EXERCISE REQUIREMENTS: Don't include pictures. Quote the lines below from the first through the line that contains "plot: cluster6 (12/13".

### INFORMATION SHOWN

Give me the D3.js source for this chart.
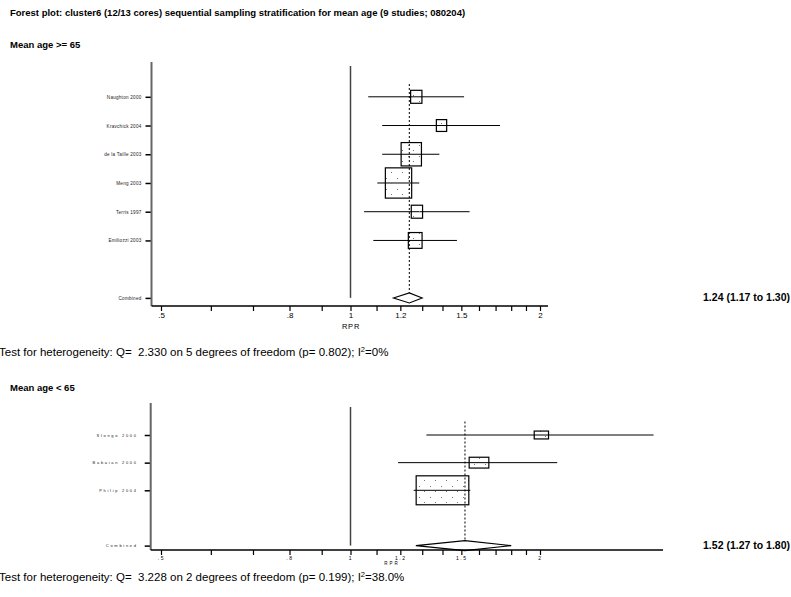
<!DOCTYPE html>
<html>
<head>
<meta charset="utf-8">
<script src="https://cdn.jsdelivr.net/npm/d3@7"></script>
<style>
  html, body { margin: 0; padding: 0; background: #fff; }
  svg { display: block; font-family: "Liberation Sans", Arial, sans-serif; }
</style>
</head>
<body>
<svg id="chart" width="791" height="597"></svg>
<script>
// ---- Data ----
const titleText = "Forest plot: cluster6 (12/13 cores) sequential sampling stratification for mean age (9 studies; 080204)";

// Mean age >= 65
const olderStudies = ["Naughton 2000", "Kravchick 2004", "de la Taille 2003", "Meng 2003", "Terris 1997", "Emiliozzi 2003"];
const olderRPR     = [1.272, 1.395, 1.249, 1.192, 1.275, 1.267];
const olderLow     = [1.067, 1.123, 1.123, 1.103, 1.051, 1.087];
const olderHigh    = [1.515, 1.728, 1.384, 1.286, 1.546, 1.476];
const olderWeight  = [7.7, 6.4, 24.9, 41.8, 7.7, 11.4];
const olderPooled  = [1.24, 1.17, 1.30];   // estimate, lower, upper
const olderHet     = { q: "2.330", df: 5, p: "0.802", i2: "0%" };

// Mean age < 65
const youngerStudies = ["Slongo 2000", "Babaian 2000", "Philip 2004"];
const youngerRPR     = [2.01, 1.60, 1.40];
const youngerLow     = [1.32, 1.19, 1.26];
const youngerHigh    = [3.03, 2.13, 1.55];
const youngerWeight  = [6.1, 11.5, 82.4];
const youngerPooled  = [1.52, 1.27, 1.80];
const youngerHet     = { q: "3.228", df: 2, p: "0.199", i2: "38.0%" };

const xTickValues = [0.5, 0.6, 0.7, 0.8, 0.9, 1, 1.1, 1.2, 1.3, 1.4, 1.5, 1.6, 1.7, 1.8, 1.9, 2];
const xTickLabels = { 0.5: ".5", 0.8: ".8", 1: "1", 1.2: "1.2", 1.5: "1.5", 2: "2" };

// ---- Drawing ----
const svg = d3.select("#chart");

// stippled fill used inside the study boxes
const defs = svg.append("defs");
const pat = defs.append("pattern")
  .attr("id", "stipple").attr("patternUnits", "userSpaceOnUse")
  .attr("width", 11).attr("height", 11);
pat.append("rect").attr("x", 1).attr("y", 2).attr("width", 1).attr("height", 1).attr("fill", "#777");
pat.append("rect").attr("x", 6).attr("y", 7).attr("width", 1).attr("height", 1).attr("fill", "#777");

svg.append("text")
  .attr("x", 10).attr("y", 16)
  .attr("font-size", 9.5).attr("font-weight", "bold")
  .text(titleText);

function drawPanel(cfg) {
  const g = svg.append("g");
  const n = cfg.studies.length;

  const x = d3.scaleLog().domain([0.5, 2]).range([161, 540]);
  const y = d3.scaleLinear().domain([0, n + 1]).range([cfg.rowTop, cfg.rowBottom]);

  // subgroup heading
  g.append("text")
    .attr("x", 10).attr("y", cfg.headY)
    .attr("font-size", 9.5).attr("font-weight", "bold")
    .text(cfg.heading);

  // line of no effect
  g.append("line")
    .attr("x1", x(1)).attr("x2", x(1))
    .attr("y1", cfg.nullTop).attr("y2", y(n + 1))
    .attr("stroke", "#444").attr("stroke-width", 1.5);

  // pooled estimate reference (dashed)
  g.append("line")
    .attr("x1", x(cfg.pooled[0])).attr("x2", x(cfg.pooled[0]))
    .attr("y1", cfg.dashTop).attr("y2", y(n + 1) - cfg.diamondH)
    .attr("stroke", "#000").attr("stroke-width", 1)
    .attr("stroke-dasharray", "2,2");

  // confidence intervals
  g.selectAll("line.ci").data(cfg.studies).join("line")
    .attr("class", "ci")
    .attr("x1", (d, i) => x(cfg.low[i])).attr("x2", (d, i) => x(cfg.high[i]))
    .attr("y1", (d, i) => y(i)).attr("y2", (d, i) => y(i))
    .attr("stroke", "#000").attr("stroke-width", 1);

  // weighted boxes
  const boxW = (i) => cfg.boxScale * Math.sqrt(cfg.weight[i]);
  const boxH = (i) => boxW(i) * cfg.boxAspect;
  g.selectAll("rect.box").data(cfg.studies).join("rect")
    .attr("class", "box")
    .attr("x", (d, i) => x(cfg.rpr[i]) - boxW(i) / 2)
    .attr("y", (d, i) => y(i) - boxH(i) / 2)
    .attr("width", (d, i) => boxW(i))
    .attr("height", (d, i) => boxH(i))
    .attr("fill", "url(#stipple)")
    .attr("stroke", "#000").attr("stroke-width", 1.2);

  // pooled diamond
  const cy = y(n + 1);
  const [est, lo, hi] = cfg.pooled;
  g.append("path")
    .attr("d", `M${x(lo)},${cy} L${x(est)},${cy - cfg.diamondH} L${x(hi)},${cy} L${x(est)},${cy + cfg.diamondH} Z`)
    .attr("fill", "none").attr("stroke", "#000").attr("stroke-width", 1.1);

  g.append("text")
    .attr("x", 790).attr("y", cy + 3.5)
    .attr("text-anchor", "end")
    .attr("font-size", 10.5).attr("font-weight", "bold")
    .text(`${est.toFixed(2)} (${lo.toFixed(2)} to ${hi.toFixed(2)})`);

  // y axis with study names
  const yAxis = d3.axisLeft(y)
    .tickValues(d3.range(n).concat([n + 1]))
    .tickFormat(i => i < n ? cfg.studies[i] : "Combined")
    .tickSize(6).tickPadding(cfg.yPad);
  const ya = g.append("g").attr("transform", `translate(${cfg.axisX},0)`).call(yAxis);
  ya.select(".domain").remove();
  ya.selectAll(".tick line").attr("stroke", "#000").attr("stroke-width", 1.5);
  ya.selectAll(".tick text")
    .attr("font-family", "Liberation Sans, Arial, sans-serif")
    .attr("font-size", cfg.yFont).attr("letter-spacing", cfg.ySpacing)
    .attr("fill", "#222");
  g.append("line")
    .attr("x1", cfg.axisX).attr("x2", cfg.axisX)
    .attr("y1", cfg.axisTop).attr("y2", cfg.axisY)
    .attr("stroke", "#666").attr("stroke-width", 2);

  // x axis
  const xAxis = d3.axisBottom(x)
    .tickValues(xTickValues)
    .tickFormat(v => xTickLabels[v] || "")
    .tickSize(5).tickSizeOuter(0).tickPadding(1);
  const xa = g.append("g").attr("transform", `translate(0,${cfg.axisY})`).call(xAxis);
  xa.select(".domain").remove();
  xa.selectAll(".tick line").attr("stroke", "#000").attr("stroke-width", 1.2);
  xa.selectAll(".tick text")
    .attr("font-family", "Liberation Sans, Arial, sans-serif")
    .attr("font-size", cfg.xFont).attr("letter-spacing", cfg.xSpacing)
    .attr("fill", "#000");
  g.append("line")
    .attr("x1", cfg.axisX).attr("x2", cfg.axisRight)
    .attr("y1", cfg.axisY).attr("y2", cfg.axisY)
    .attr("stroke", "#000").attr("stroke-width", 1.5);

  g.append("text")
    .attr("x", cfg.rprX).attr("y", cfg.axisY + cfg.rprDy)
    .attr("text-anchor", "middle")
    .attr("font-size", cfg.rprFont).attr("letter-spacing", cfg.rprSpacing)
    .text("RPR");

  // heterogeneity statement
  const het = g.append("text")
    .attr("x", -1).attr("y", cfg.hetY)
    .attr("font-size", 11.5);
  het.append("tspan").text(`Test for heterogeneity: Q=\u00a0 ${cfg.het.q} on ${cfg.het.df} degrees of freedom (p= ${cfg.het.p}); I`);
  het.append("tspan").attr("dy", -4).attr("font-size", 7.5).text("2");
  het.append("tspan").attr("dy", 4).text(`=${cfg.het.i2}`);
}

drawPanel({
  heading: "Mean age >= 65", headY: 48,
  studies: olderStudies, rpr: olderRPR, low: olderLow, high: olderHigh,
  weight: olderWeight, pooled: olderPooled, het: olderHet,
  rowTop: 96.8, rowBottom: 297.9,
  axisX: 151.5, axisTop: 62, axisY: 306, axisRight: 548,
  nullTop: 66, dashTop: 84, diamondH: 5,
  boxScale: 4.07, boxAspect: 1.15,
  yFont: 4.6, ySpacing: 0.25, yPad: 4,
  xFont: 8, xSpacing: 0, rprX: 351, rprDy: 23, rprFont: 7.5, rprSpacing: 0.8,
  hetY: 356
});

drawPanel({
  heading: "Mean age < 65", headY: 391,
  studies: youngerStudies, rpr: youngerRPR, low: youngerLow, high: youngerHigh,
  weight: youngerWeight, pooled: youngerPooled, het: youngerHet,
  rowTop: 435, rowBottom: 545.6,
  axisX: 150.7, axisTop: 403, axisY: 550, axisRight: 663,
  nullTop: 407, dashTop: 421.5, diamondH: 5,
  boxScale: 5.8, boxAspect: 0.55,
  yFont: 4, ySpacing: 1.7, yPad: 7,
  xFont: 5, xSpacing: 1.6, rprX: 392, rprDy: 15, rprFont: 4.5, rprSpacing: 2,
  hetY: 581
});
</script>
</body>
</html>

######

SOLUTION TO THE PROBLEM:
Give me the D3.js source for this chart.
<!DOCTYPE html>
<html>
<head>
<meta charset="utf-8">
<script src="https://cdn.jsdelivr.net/npm/d3@7"></script>
<style>
  html, body { margin: 0; padding: 0; background: #fff; }
  svg { display: block; font-family: "Liberation Sans", Arial, sans-serif; }
</style>
</head>
<body>
<svg id="chart" width="791" height="597"></svg>
<script>
// ---- Data ----
const titleText = "Forest plot: cluster6 (12/13 cores) sequential sampling stratification for mean age (9 studies; 080204)";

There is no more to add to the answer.